ベトナム その30 (水上人形劇)
1月20日はベトナム観光最後の日。
朝からメコン河クルーズへ行き、昼食を食べ、アトは帰るだけ。
フライトが翌21日の0時20分だからまだ時間はたっぷりある。
ガイドのアンさんが提案してくれた、タンロン水上人形劇を見ますか? ・・・と。
えっ! 水上人形劇? 面白そう・・・でも”水上”とは初めて聞くことば。
どんな人形劇なのか興味津々。
調べると、「水上人形劇」とは、千年の歴史を持つベトナムの伝統芸能で、元来、農民たちの間で、農作業の合間に豊作を祈って行われていた地方の娯楽。
水面を舞台にして繰り広げられる人形劇は、劇場では3~5分程度の短編が16話で、約1時間弱の構成。
人形を繰る人は、かなり長い間水中で息止めの演技を強いられる。
劇は夜の8時半から始まると言うので早めに行った。
↓ 劇場入口
↓ 看板
↑ 舞台左右に語り部と楽団部の三人ずつが座っている。
↓ この日のプログラム
タンロン水上人形劇の本場はハノイで、
ホーチミンではなかなか見れなかったらしいが、2007年に専用劇場がオープンし、連日盛況だとか。
ベトナム語による語りと共に水中で繰り広げられる人形のコミカルな動きは、語りが何を言っているのか分からないものの、人形の動きで観客はストーリーに惹き込まれる。
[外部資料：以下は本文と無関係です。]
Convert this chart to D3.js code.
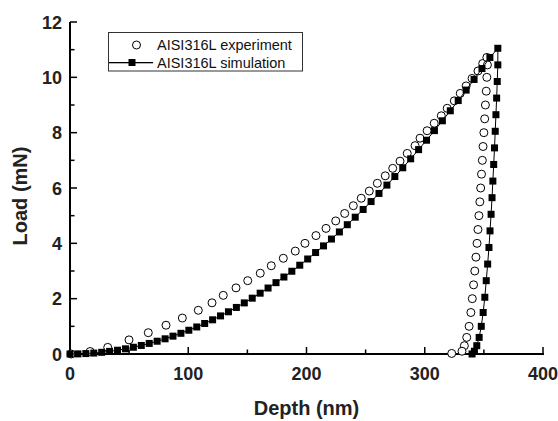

ただ現地人が語りに合わせた動きに爆笑しても、こちらはポカ~んとする場面もある。
↓ 仙女の舞い
この劇、先にも記載した如く、千年もの昔から農民たちが演じていたもので、彼らの生活が基盤となっており、演目のストーリーは民話や習慣.伝説など民族的なもの。
ベトナム伝統楽器の音色も昔風でいい。
水の中でどのように人形を繰っているのかサッパリ分からないが、水上に出た人形の動きを見る限り、水中ではさぞかし激しい動きを息を止めてやっているに違いない。
また、龍が火を吹いたり花火のしかけもあって、水の中で火をどう操っているのかは謎。
こうした人形の繰り方は門外不出とのことで、劇団は村ごとの職能組合で、それぞれ独自の「約束ごと」によって活動し、入団に際しては一座の秘伝を堅く守るという誓いを立てなければならない。
それで現構成員の子供や孫が優先的に受け入れられると言う。
かつて女性は、泥水に長時間浸かり、人形を操ることに体力的に適さないと考えられたことや、人形劇の秘伝が夫の家族へ漏れることも恐れて、女性参加は認められなかったらしい。
伝統的な水上人形劇団は、演劇のために使用する池を所有し、魚の養殖等で活動資金を捻出し、パゴダや寺院の毎年の定期公演を認められるという権利を有している。
ベトナムに伝えられる水上人形劇は、ロイ・ヌオックと言い、一説によると9世紀の中国・宋代にあったという「水傀儡」と同種のもの、あるいはその流れを汲んだものではないかと考えられている。
↓ 劇が終了し、人形使いがご挨拶
劇場は拍手喝采に包まれ、約一時間のショーは終わった。
こうして楽しかったベトナムの旅は終わった。